The central result is not merely that misuse fails, but that even maximally rigid misuse converges to a stable regime rather than destabilizing governance.
9. Survivability vs. Utility
This paper evaluates constitutional survivability, not operational usefulness. A system may be survivable yet highly inefficient.
Baseline authority availability of ~63.8% implies that authority is absent during a substantial fraction of epochs even without adversarial pressure. This is treated as a utility limitation, not a failure, because the objective here is to test whether fixed misuse can induce irreversible constitutional failure.
Similarly, recover–fail cycles under persistent violation may be perceived as denial of service by users. We classify such behavior as survivable so long as authority availability remains bounded away from zero, recovery remains reliable, and lapse durations remain bounded. Utility optimization and parameter tuning are separate engineering concerns outside the scope of this work.
10. Limitations
This study does not address:
- Adaptive or learning adversaries
- Outcome-conditioned strategies
- Deception or probing
- Multi-agent coordination
- Resource starvation or side-channel attacks
- Value misalignment or optimization pressure
The results apply only to intentional, fixed misuse under the tested architecture and parameters.
11. Conclusion
Deliberate, fixed misuse is insufficient to defeat constitutional recovery in this architecture.

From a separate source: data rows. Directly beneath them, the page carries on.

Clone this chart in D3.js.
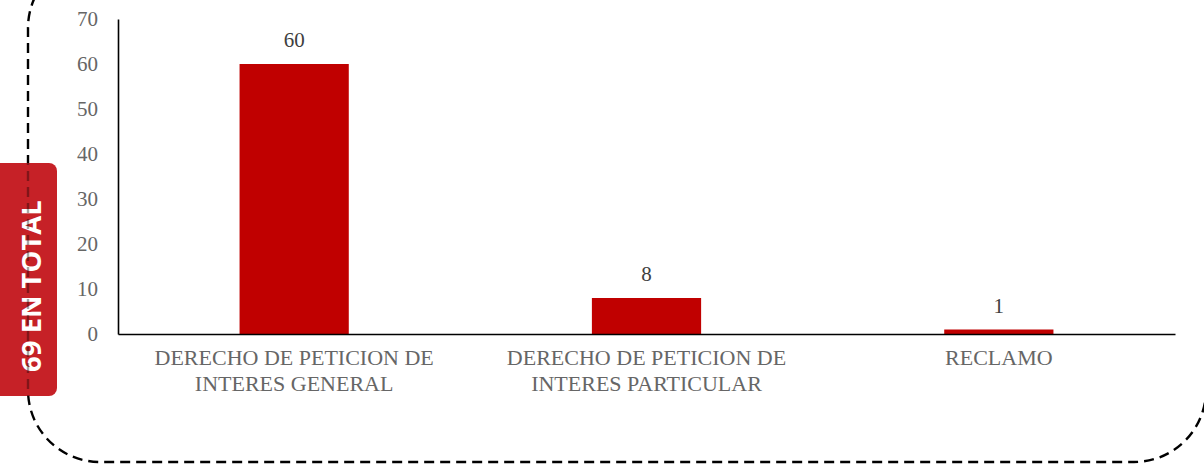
<!DOCTYPE html>
<html><head><meta charset="utf-8">
<script src="https://cdn.jsdelivr.net/npm/d3@7"></script>
<style>body{margin:0;background:#fff}svg{display:block}</style>
</head><body>
<svg id="c" width="1204" height="469"></svg>
<script>
const categories = [["DERECHO DE PETICION DE","INTERES GENERAL"],["DERECHO DE PETICION DE","INTERES PARTICULAR"],["RECLAMO"]];
const values = [60, 8, 1];
const yTicks = [0,10,20,30,40,50,60,70];
const totalLabel = "69 EN TOTAL";

const svg = d3.select("#c");
const m = {left:118, right:1175, top:19, bottom:334};
const x = d3.scaleBand().domain(d3.range(values.length)).range([m.left, m.right]).paddingInner(0.69).paddingOuter(0.345);
const y = d3.scaleLinear().domain([0,70]).range([m.bottom, m.top]);

const frame = {x0:28, y0:-44, x1:1206, y1:462, r:72};
function framePath(){
  const p = d3.path(), f = frame;
  p.moveTo(f.x0 + f.r, f.y0);
  p.arcTo(f.x0, f.y0, f.x0, f.y0 + f.r, f.r);
  p.lineTo(f.x0, f.y1 - f.r);
  p.arcTo(f.x0, f.y1, f.x0 + f.r, f.y1, f.r);
  p.lineTo(f.x1 - f.r, f.y1);
  p.arcTo(f.x1, f.y1, f.x1, f.y1 - f.r, f.r);
  p.lineTo(f.x1, f.y0);
  return p.toString();
}
function drawFrame(g, op){
  g.append("path").attr("d", framePath()).attr("fill","none").attr("stroke","#000")
    .attr("stroke-opacity",op).attr("stroke-width",2.4).attr("stroke-dasharray","10,6");
}
drawFrame(svg, 1);

// bars
svg.selectAll(".bar").data(values).enter().append("rect")
  .attr("x",(d,i)=>x(i)).attr("width",x.bandwidth())
  .attr("y",d=>y(d)).attr("height",d=>y(0)-y(d)).attr("fill","#c00000");

// value labels
svg.selectAll(".vl").data(values).enter().append("text")
  .attr("x",(d,i)=>x(i)+x.bandwidth()/2).attr("y",d=>y(d)-17)
  .attr("text-anchor","middle").attr("font-family","Liberation Serif, serif")
  .attr("font-size",21).attr("fill","#404040").text(d=>d);

// y axis
const ya = d3.axisLeft(y).tickValues(yTicks).tickSize(0).tickPadding(20);
const gy = svg.append("g").attr("transform",`translate(${m.left},0)`).call(ya);
gy.select(".domain").attr("stroke","#000").attr("stroke-width",1.6);
gy.selectAll("text").attr("font-family","Liberation Serif, serif").attr("font-size",21).attr("fill","#666");

// x axis
const xa = d3.axisBottom(x).tickSize(0).tickFormat("");
const gx = svg.append("g").attr("transform",`translate(0,${m.bottom})`).call(xa);
gx.select(".domain").attr("stroke","#000").attr("stroke-width",1.6);

categories.forEach((lines,i)=>{
  const cx = x(i)+x.bandwidth()/2;
  const t = svg.append("text").attr("x",cx).attr("y",365)
    .attr("text-anchor","middle").attr("font-family","Liberation Serif, serif")
    .attr("font-size",22).attr("fill","#666");
  lines.forEach((l,j)=>t.append("tspan").attr("x",cx).attr("dy",j?26:0).text(l));
});

// total badge
svg.append("rect").attr("x",-10).attr("y",163).attr("width",67).attr("height",233)
  .attr("rx",8).attr("fill","#c62127");
svg.append("text").attr("transform","translate(41,286) rotate(-90)")
  .attr("text-anchor","middle").attr("font-family","Open Sans, sans-serif")
  .attr("font-weight","bold").attr("font-size",27.5).attr("fill","#fff")
  .text(totalLabel);
// frame showing faintly through badge
svg.append("clipPath").attr("id","bc").append("rect").attr("x",0).attr("y",163).attr("width",57).attr("height",233);
drawFrame(svg.append("g").attr("clip-path","url(#bc)"), 0.35);
</script>
</body></html>
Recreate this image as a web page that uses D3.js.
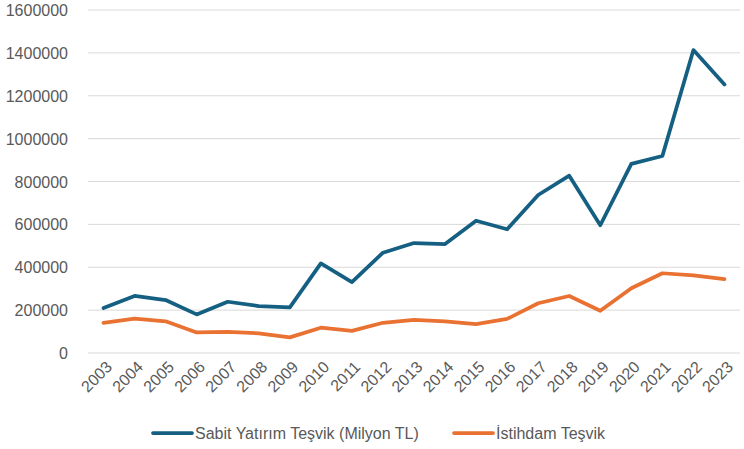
<!DOCTYPE html>
<html>
<head>
<meta charset="utf-8">
<script src="https://cdn.jsdelivr.net/npm/d3@7"></script>
<style>
  body { margin: 0; background: #fff; }
  text { font-family: "Liberation Sans", Arial, sans-serif; fill: #595959; }
</style>
</head>
<body>
<svg id="chart" width="744" height="449"></svg>
<script>
var years = ["2003","2004","2005","2006","2007","2008","2009","2010","2011","2012","2013",
             "2014","2015","2016","2017","2018","2019","2020","2021","2022","2023"];
var sabit = [210000,266000,247000,180000,239000,219000,213000,418000,331000,468000,513000,
             508000,617000,577000,737000,827000,596000,882000,919000,1413000,1253000];
var istihdam = [141000,160000,148000,96000,98000,92000,73000,118000,103000,141000,154000,
                148000,135000,159000,232000,266000,197000,302000,372000,362000,345000];
var yTicks = [0,200000,400000,600000,800000,1000000,1200000,1400000,1600000];

var svg = d3.select("#chart"),
    plotLeft = 88, plotRight = 740, plotTop = 10, plotBottom = 353;

var x = d3.scalePoint().domain(years).range([plotLeft, plotRight]).padding(0.5);
var y = d3.scaleLinear().domain([0, 1600000]).range([plotBottom, plotTop]);

// grid
svg.append("g").selectAll("line")
  .data(yTicks).enter().append("line")
  .attr("x1", plotLeft).attr("x2", plotRight)
  .attr("y1", d => y(d)).attr("y2", d => y(d))
  .attr("stroke", "#d9d9d9").attr("stroke-width", 1);

var yAxis = svg.append("g")
  .attr("transform", "translate(" + (plotLeft - 20) + ",0)")
  .call(d3.axisLeft(y).tickValues(yTicks).tickSize(0).tickPadding(0).tickFormat(d3.format("d")));
yAxis.select(".domain").remove();
yAxis.selectAll("text").style("font-size", "16px").attr("dy", "0.35em");

var xAxis = svg.append("g")
  .attr("transform", "translate(0," + plotBottom + ")")
  .call(d3.axisBottom(x).tickSize(0).tickPadding(0));
xAxis.select(".domain").remove();
xAxis.selectAll("text")
  .style("font-size", "16px")
  .attr("text-anchor", "end")
  .attr("dy", null)
  .attr("y", 0)
  .attr("transform", "translate(9,15) rotate(-45)");

var line = d3.line().x((d, i) => x(years[i])).y(d => y(d));

svg.append("path").datum(istihdam)
  .attr("d", line).attr("fill", "none")
  .attr("stroke", "#e97132").attr("stroke-width", 3.75)
  .attr("stroke-linejoin", "round").attr("stroke-linecap", "round");

svg.append("path").datum(sabit)
  .attr("d", line).attr("fill", "none")
  .attr("stroke", "#156082").attr("stroke-width", 3.75)
  .attr("stroke-linejoin", "round").attr("stroke-linecap", "round");

// legend
var legend = [
  {name: "Sabit Yatırım Teşvik (Milyon TL)", color: "#156082", x: 153},
  {name: "İstihdam Teşvik", color: "#e97132", x: 454}
];
var lg = svg.append("g").selectAll("g").data(legend).enter().append("g")
  .attr("transform", d => "translate(" + d.x + ",433)");
lg.append("line").attr("x1", 0).attr("x2", 39).attr("y1", 0).attr("y2", 0)
  .attr("stroke", d => d.color).attr("stroke-width", 3.75).attr("stroke-linecap", "round");
lg.append("text").attr("x", 42).attr("dy", "0.35em")
  .style("font-size", "16px").text(d => d.name);
</script>
</body>
</html>
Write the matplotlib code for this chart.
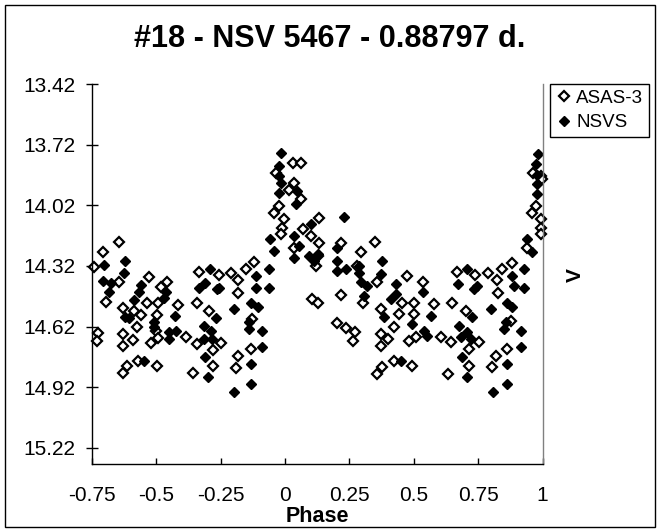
import matplotlib
matplotlib.use("Agg")
import matplotlib.pyplot as plt
from matplotlib.patches import Rectangle

# ASAS-3 (open diamonds)
asas_phase = [-0.647, -0.708, -0.742, -0.645, -0.696, -0.530, -0.459, -0.483, -0.631, -0.585,
              -0.560, -0.537, -0.492, -0.497, -0.414, -0.343, -0.336, -0.257, -0.210, -0.181,
              -0.183, -0.297, -0.726, -0.732, -0.631, -0.631, -0.591, -0.576, -0.519, -0.502,
              -0.493, -0.386, -0.343, -0.250, -0.280, -0.280, -0.183, -0.190, -0.357, -0.498,
              -0.571, -0.614, -0.631, 0.029, 0.061, -0.036, 0.035, 0.016, 0.061, -0.023,
              -0.043, -0.004, 0.132, -0.010, -0.017, 0.068, 0.100, 0.132, 0.035, 0.126,
              0.119, 0.216, 0.294, 0.348, 0.281, 0.359, 0.301, 0.372, -0.120, -0.153,
              -0.127, -0.133, 0.106, 0.126, 0.216, 0.201, 0.236, 0.271, 0.262, 0.372,
              0.372, 0.398, 0.378, 0.359, 0.993, 0.998, 0.974, 0.961, 0.993, 0.993,
              0.993, 0.941, 0.883, 0.844, 0.790, 0.822, 0.738, 0.667, 0.829, 0.650,
              0.702, 0.877, 0.475, 0.534, 0.579, 0.501, 0.456, 0.443, 0.501, 0.423,
              0.482, 0.508, 0.605, 0.643, 0.753, 0.715, 0.715, 0.861, 0.818, 0.805,
              0.423, 0.495, 0.631, 0.965]
asas_mag = [14.200, 14.249, 14.325, 14.399, 14.499, 14.374, 14.402, 14.422, 14.530, 14.543,
            14.565, 14.504, 14.504, 14.562, 14.512, 14.504, 14.348, 14.364, 14.356, 14.389,
            14.455, 14.543, 14.652, 14.693, 14.658, 14.715, 14.685, 14.621, 14.701, 14.644,
            14.677, 14.673, 14.706, 14.701, 14.734, 14.813, 14.764, 14.823, 14.851, 14.813,
            14.792, 14.816, 14.851, 13.810, 13.810, 13.859, 13.909, 13.942, 13.991, 14.024,
            14.057, 14.090, 14.081, 14.131, 14.164, 14.139, 14.172, 14.205, 14.229, 14.271,
            14.320, 14.205, 14.249, 14.200, 14.320, 14.402, 14.501, 14.534, 14.303, 14.336,
            14.583, 14.731, 14.484, 14.501, 14.463, 14.603, 14.627, 14.649, 14.690, 14.657,
            14.715, 14.682, 14.821, 14.854, 13.876, 13.892, 14.024, 14.057, 14.090, 14.131,
            14.164, 14.229, 14.308, 14.333, 14.356, 14.389, 14.364, 14.348, 14.455, 14.501,
            14.542, 14.591, 14.369, 14.402, 14.509, 14.501, 14.501, 14.558, 14.558, 14.624,
            14.690, 14.673, 14.673, 14.698, 14.698, 14.731, 14.813, 14.731, 14.764, 14.821,
            14.789, 14.813, 14.854, 13.859]

# NSVS (filled diamonds)
nsvs_phase = [-0.705, -0.623, -0.625, -0.709, -0.677, -0.683, -0.560, -0.567, -0.586, -0.463,
              -0.470, -0.621, -0.608, -0.509, -0.511, -0.427, -0.450, -0.424, -0.450, -0.291,
              -0.312, -0.334, -0.256, -0.263, -0.197, -0.269, -0.315, -0.289, -0.315, -0.285,
              -0.312, -0.299, -0.197, -0.548, -0.017, -0.023, -0.023, -0.017, -0.023, 0.048,
              0.042, 0.229, -0.058, -0.043, 0.035, 0.054, 0.035, 0.100, 0.093, 0.126,
              0.203, 0.203, 0.203, 0.236, 0.287, 0.378, 0.372, 0.294, 0.320, 0.307,
              0.384, -0.062, -0.114, -0.062, -0.114, -0.133, -0.107, -0.140, -0.140, -0.088,
              -0.088, -0.133, -0.133, 0.286, 0.111, 0.983, 0.974, 0.980, 0.980, 0.980,
              0.939, 0.961, 0.430, 0.430, 0.534, 0.410, 0.566, 0.495, 0.540, 0.553,
              0.449, 0.708, 0.670, 0.747, 0.734, 0.883, 0.928, 0.928, 0.889, 0.799,
              0.864, 0.883, 0.728, 0.676, 0.708, 0.682, 0.721, 0.857, 0.850, 0.915,
              0.915, 0.689, 0.864, 0.706, 0.861, 0.809]
nsvs_mag = [14.317, 14.298, 14.357, 14.394, 14.405, 14.451, 14.415, 14.451, 14.488, 14.451,
            14.479, 14.572, 14.577, 14.599, 14.624, 14.567, 14.649, 14.641, 14.682, 14.333,
            14.405, 14.427, 14.427, 14.435, 14.534, 14.578, 14.616, 14.641, 14.682, 14.682,
            14.772, 14.871, 14.942, 14.792, 13.761, 13.827, 13.876, 13.909, 13.958, 13.950,
            14.016, 14.076, 14.185, 14.246, 14.172, 14.221, 14.279, 14.114, 14.271, 14.262,
            14.229, 14.295, 14.345, 14.336, 14.320, 14.295, 14.361, 14.402, 14.419, 14.468,
            14.575, 14.336, 14.369, 14.427, 14.427, 14.501, 14.525, 14.599, 14.632, 14.641,
            14.723, 14.805, 14.904, 14.353, 14.295, 13.764, 13.818, 13.868, 13.917, 13.966,
            14.185, 14.251, 14.410, 14.460, 14.451, 14.484, 14.567, 14.608, 14.641, 14.665,
            14.789, 14.336, 14.410, 14.419, 14.435, 14.369, 14.336, 14.427, 14.419, 14.534,
            14.501, 14.525, 14.575, 14.616, 14.649, 14.673, 14.682, 14.599, 14.632, 14.641,
            14.723, 14.772, 14.805, 14.871, 14.904, 14.942]

x_ticks = [-0.75, -0.5, -0.25, 0, 0.25, 0.5, 0.75, 1]
x_labels = ['-0.75', '-0.5', '-0.25', '0', '0.25', '0.5', '0.75', '1']
y_ticks = [13.42, 13.72, 14.02, 14.32, 14.62, 14.92, 15.22]
y_labels = ['13.42', '13.72', '14.02', '14.32', '14.62', '14.92', '15.22']

plt.rcParams['font.family'] = ['Liberation Sans', 'DejaVu Sans']

W, H = 661, 532
fig = plt.figure(figsize=(W / 100, H / 100), dpi=100)
ax = fig.add_axes([92 / W, 1 - 464 / H, (542.5 - 92) / W, (464 - 84) / H])

ax.plot(asas_phase, asas_mag, 'D', ms=5.3, mfc='white', mec='black', mew=1.6,
        ls='none', clip_on=False, label='ASAS-3')
ax.plot(nsvs_phase, nsvs_mag, 'D', ms=5.6, mfc='black', mec='black', mew=1.0,
        ls='none', clip_on=False, label='NSVS')

ax.set_xlim(-0.75, 1)
ax.set_ylim(15.30, 13.42)
ax.set_xticks(x_ticks, x_labels)
ax.set_yticks(y_ticks, y_labels)
ax.tick_params(axis='y', direction='inout', length=8, width=1, labelsize=15, pad=8)
ax.tick_params(axis='x', direction='in', length=4.5, width=1, labelsize=15, pad=15.5)

ax.spines['top'].set_visible(False)
ax.spines['right'].set_color('#808080')
for s in ['left', 'bottom', 'right']:
    ax.spines[s].set_linewidth(1)

fig.text(330 / W, 1 - 47 / H, '#18 - NSV 5467 - 0.88797 d.', ha='center', va='baseline',
         fontsize=22, fontweight='bold')
fig.text(317 / W, 1 - 522 / H, 'Phase', ha='center', va='baseline',
         fontsize=15.5, fontweight='bold')
fig.text(575 / W, 1 - 275 / H, 'V', ha='center', va='center', rotation=90,
         fontsize=15, fontweight='bold')

leg = ax.legend(loc='upper left', bbox_to_anchor=(550 / W, 1 - 84 / H),
                bbox_transform=fig.transFigure, fancybox=False, edgecolor='black',
                framealpha=1, fontsize=13.5, borderpad=0.3, labelspacing=0.4,
                handlelength=0.9, handletextpad=0.2, borderaxespad=0, numpoints=1)
leg.get_frame().set_linewidth(1.0)

fig.add_artist(Rectangle((5 / W, 5 / H), 650 / W, 522 / H, transform=fig.transFigure,
                         fill=False, ec='black', lw=1))

fig.savefig('out.png', dpi=100)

Across 130 executions spanning persistent violation, timing-aligned misuse, and compound fixed strategies, authority remains bounded, recoverable, and non-absorbing. No collapse modes are observed.
The implication is not that alignment is solved, but that collapse requires more than bad intent. If governance failure occurs, it must exploit adaptive agency, statefulness, or feedback—capabilities explicitly excluded here.